As for Aimee Semple McPherson, see Aimee Semple McPherson and the Resurrection of Christian America (Matthew Avery Sutton, Harvard University Press, 2007) and this capsule review from Bryce Christensen of Booklist:
Sinclair Lewis thought he had taken the measure of America's most prominent female evangelist when he created the notorious Sister Sharon Falconer in his novel Elmer Gantry. Sutton thinks otherwise, discerning in McPherson a complex personality far more interesting than Lewis' fictional hypocrite. Passionately committed to ancient scripture, McPherson was savvy in the use of emerging media technologies. An advocate of Victorian social values, she transgressed traditional gender roles to perform her ministry. McPherson cultivated her celebrity by showcasing her physical beauty and weaving provocatively erotic themes into her sermons--and destroyed her status by stumbling into sexual scandal. After years as a leper, McPherson reemerged as a religious leader when she reached out to African Americans and others at the social margin. But Sutton helps readers see in McPherson more than one paradoxical woman: her Foursquare Gospel helped catalyze a fundamental cultural realignment that brought Pentecostals and Evangelicals into the American mainstream, transforming American politics in ways that continue to write today's headlines.
This is where America's Christian Right started. See this newsreel footage of the January 1923 opening – it was a big deal. And rather than renting a copy of Elmer Gantry to check out Jean Simmons as Sister Sharon Falconer, see this clip of Aimee Semple McPherson speaking about sin. Aimee Semple McPherson is just as compelling, and just as pretty.

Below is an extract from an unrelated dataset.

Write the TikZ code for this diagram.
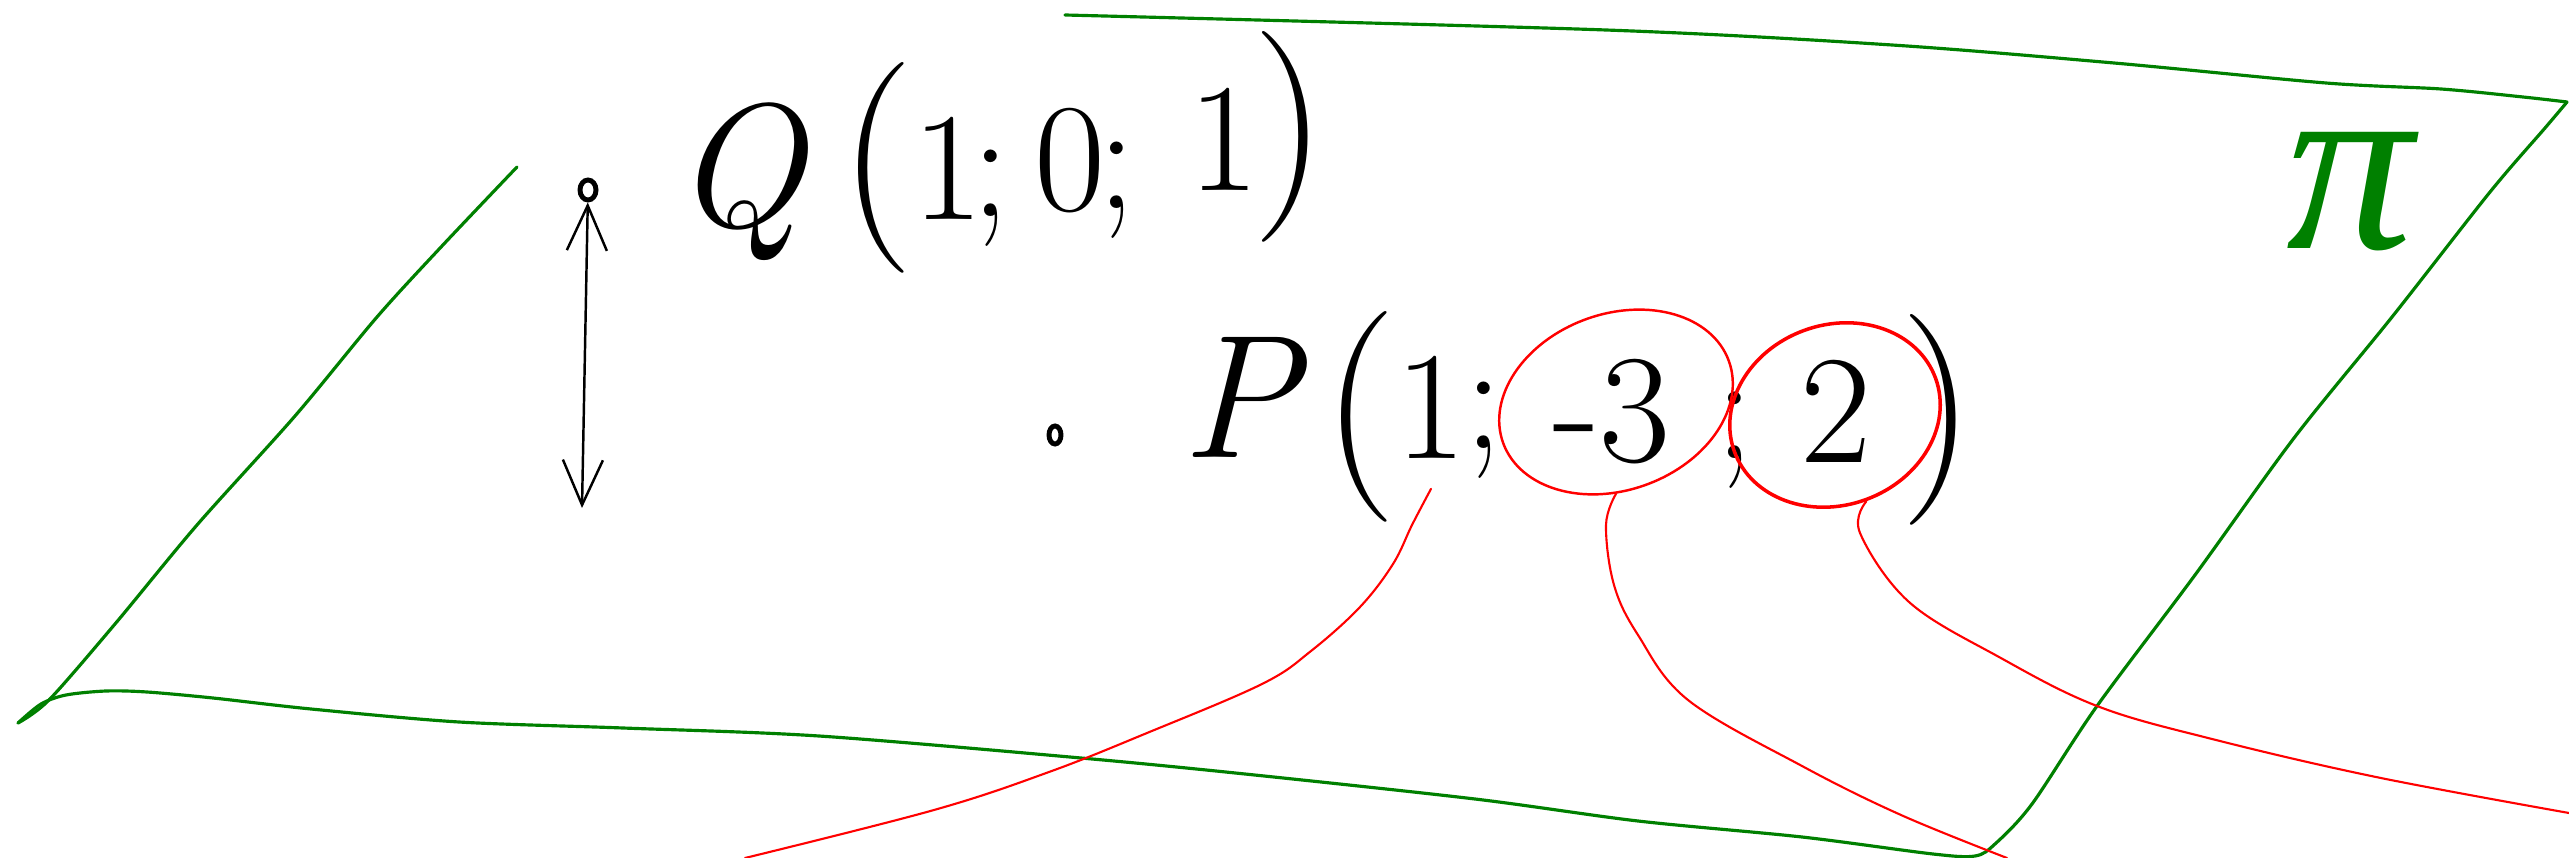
\documentclass[tikz,border=0pt]{standalone}
\usepackage{fontspec}
\newfontfamily\greekfont{Liberation Serif}
\usepackage{tikz}
\usetikzlibrary{arrows.meta,shapes.geometric}

\begin{document}
\begin{tikzpicture}[
    x=0.01cm, y=-0.01cm,
    plane/.style={draw=green!50!black,line width=0.9pt,line join=round,line cap=round},
    link/.style={draw=red,line width=0.6pt,line cap=round},
    ring/.style={draw=red,ellipse,inner sep=0pt},
    letter/.style={inner sep=0pt,font=\fontsize{50}{50}\selectfont\itshape},
    paren/.style={inner sep=0pt,font=\fontsize{60}{60}\selectfont},
    digit/.style={inner sep=0pt,font=\fontsize{44}{44}\selectfont},
    pnt/.style={draw,ellipse,line width=1.4pt,inner sep=0pt},
    dist/.style={{Straight Barb[length=4.5mm,width=4mm]}-{Straight Barb[length=4.5mm,width=4mm]},line width=0.7pt},
]
\useasboundingbox (0,0) rectangle (2569,858);
% plane pi
\draw[plane] plot[smooth,tension=0.5] coordinates {(517,167) (442,246) (377,317) (295,416) (197,525) (115,624) (49,700) (18,723)};
\draw[plane] plot[smooth,tension=0.5] coordinates {(18,723) (41,704) (66,695) (106,691) (147,692) (213,698) (311,709) (459,722) (623,728) (819,736) (1081,758) (1245,774) (1475,799) (1638,821) (1802,837) (1933,854) (1975,856) (1995,844) (2032,804) (2097,706) (2195,575) (2294,438) (2392,317) (2490,192) (2545,128) (2567,102)};
\draw[plane] plot[smooth,tension=0.5] coordinates {(2567,102) (2523,97) (2441,89) (2326,83) (2114,63) (1892,45) (1606,30) (1065,15)};
\node[text=green!50!black,font=\fontsize{72}{72}\selectfont\greekfont\itshape] (pi) at (2350,192) {π};

% point Q and its distance to the plane
\node[pnt,minimum width=0.16cm,minimum height=0.2cm] (qpt) at (588,190) {};
\coordinate (qfoot) at (582,508);
\draw[dist] (qpt) -- (qfoot);
\node[letter] (q) at (738,182) {Q};
\node[paren] (ql) at (877,168) {(};
\node[digit] (qa) at (948,168) {1};
\node[digit] (qsa) at (991,198) {;};
\node[digit] (qb) at (1070,161) {0};
\node[digit] (qsb) at (1117,190) {;};
\node[digit] (qc) at (1224,139) {1};
\node[paren] (qr) at (1290,137) {)};

% point P in the plane
\node[pnt,minimum width=0.12cm,minimum height=0.18cm] (ppt) at (1055,435) {};
\node[letter] (p) at (1240,397) {P};
\node[paren] (pl) at (1360,417) {(};
\node[digit] (pa) at (1431,407) {1};
\node[digit] (psa) at (1484,430) {;};
\node[digit] (pb) at (1612,412) {-3};
\node[digit] (psb) at (1735,440) {;};
\node[digit] (pc) at (1836,411) {2};
\node[paren] (pr) at (1938,420) {)};

\node[ring,line width=0.7pt,minimum width=2.4cm,minimum height=1.76cm,rotate=20] (ca) at (1616,402) {};
\node[ring,line width=1pt,minimum width=2.14cm,minimum height=1.8cm,rotate=20] (cb) at (1835,415) {};

\coordinate (ea) at (745,858);
\coordinate (eb) at (2007,858);
\coordinate (ec) at (2569,813);
\draw[link] plot[smooth,tension=0.6] coordinates {([yshift=-3mm]pa.south) (1412,525) (1393,564) (1360,607) (1311,651) (1262,684) (1147,733) (1049,772) (934,810) (ea)};
\draw[link] plot[smooth,tension=0.6] coordinates {(ca.-110) (1606,525) (1614,585) (1638,635) (1688,700) (1802,766) (1901,815) (eb)};
\draw[link] plot[smooth,tension=0.6] coordinates {(cb.south) (1860,533) (1909,602) (1999,657) (2097,706) (2212,739) (2376,777) (ec)};
\end{tikzpicture}
\end{document}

As for this building, the only thing missing is the radio tower for KFSG – the church's powerful radio station, broadcasting to America. She used to tell her listeners to put their hands on their radio to be healed and to be saved. Aimee Semple McPherson died in 1944, from a drug overdose, but of course had she lived she would have been a televangelist. Ironically, KFSG is now KTLK AM 1150 – progressive talk radio in Los Angeles. But the temple still stands.